In an early episode, Buffy (the winsome Sarah Michelle Geller) is receiving an assignment back from Giles, the school librarian (Anthony Head, now slumming around in the BBC series Merlin, where he plays Uther Pendragon, about as far from a librarian as you can get.) Anyway, Giles hands the paper back to Buffy, saying 'And, Miss Summers, I really can't critique your use of pure reason.' Wow! (Kant himself, however, must have turned a bit in his grave.)

To continue the Compte's argument, things progressed in the real world, or rather went downhill. We had the insane growth of unsupervised swaps, collateral debt options, and shaky derivatives, all this accompanied by a staggering growth in sub-prime mortgages and that kindly personage known as Bernie Madoff. A huge and fragile pack of cards that could do nothing but tumble down. Which, of course, it did.

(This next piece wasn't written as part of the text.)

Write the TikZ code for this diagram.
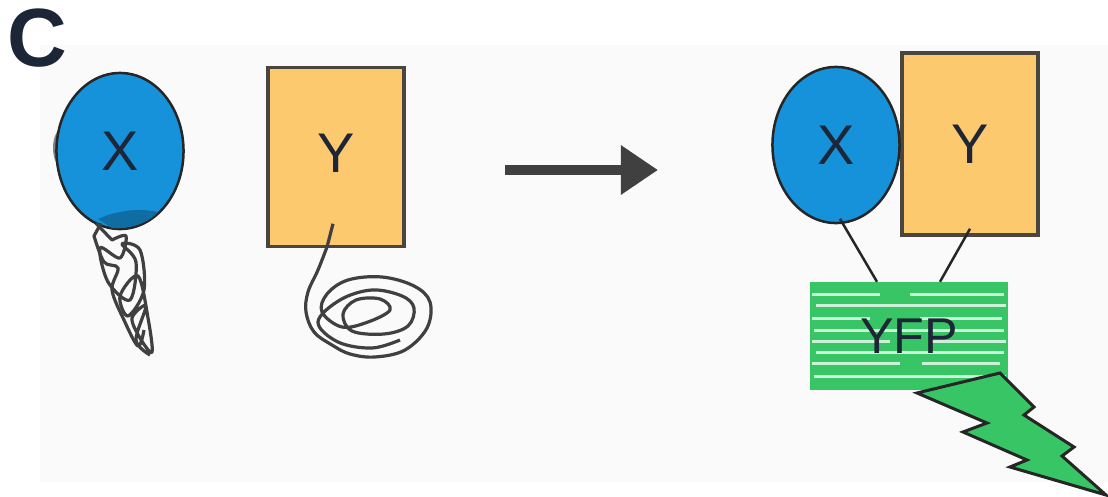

At the same time, in the media universe, we got John Carpenter's Vampires, Blade Runner, and the Underworld (rather silly) series. Even teen-agers were drawn in with the publication of the Twilight books, and the recent eponymous film. The most recent entry into this dark catalogue is the HBO series, the somewhat grisly True Blood. This is also one I watch, for the subtext, as in Buffy, is hilarious. The central plot hook rests on the fact that the Japanese (who else?) have invented a blood substitute that vampires can subsist on. This "true blood" is not as nourishing as the real thing, but a goodly number of vampires (not all) have emerged from the closet and are fighting for a place in society. As for the subtext, we learn that the state of Vermont just passed legislation that allows vampire/non-vampire marriages, and we also learn that Brad and Angelina are in the process of adopting a vampire baby. You see what I mean?

The Compte does not see this vampire fascination as an accident, and posited that unconsciously society knew damn well what was happening. He pointed out that government is very careful to outsource blood donations, it being a bit too close to the bone; that is, government literally taking blood from their citizens. Yet, he stated, the financial blood was metaphorically sucked out of the system. "They were nothing but vampires", he said heatedly. "Vampires! And we knew it."

I had my doubts, but then a further insight came to me that supported his thesis. What do we call all those beholden to financial firms and like organizations?

We call them stakeholders, that's what.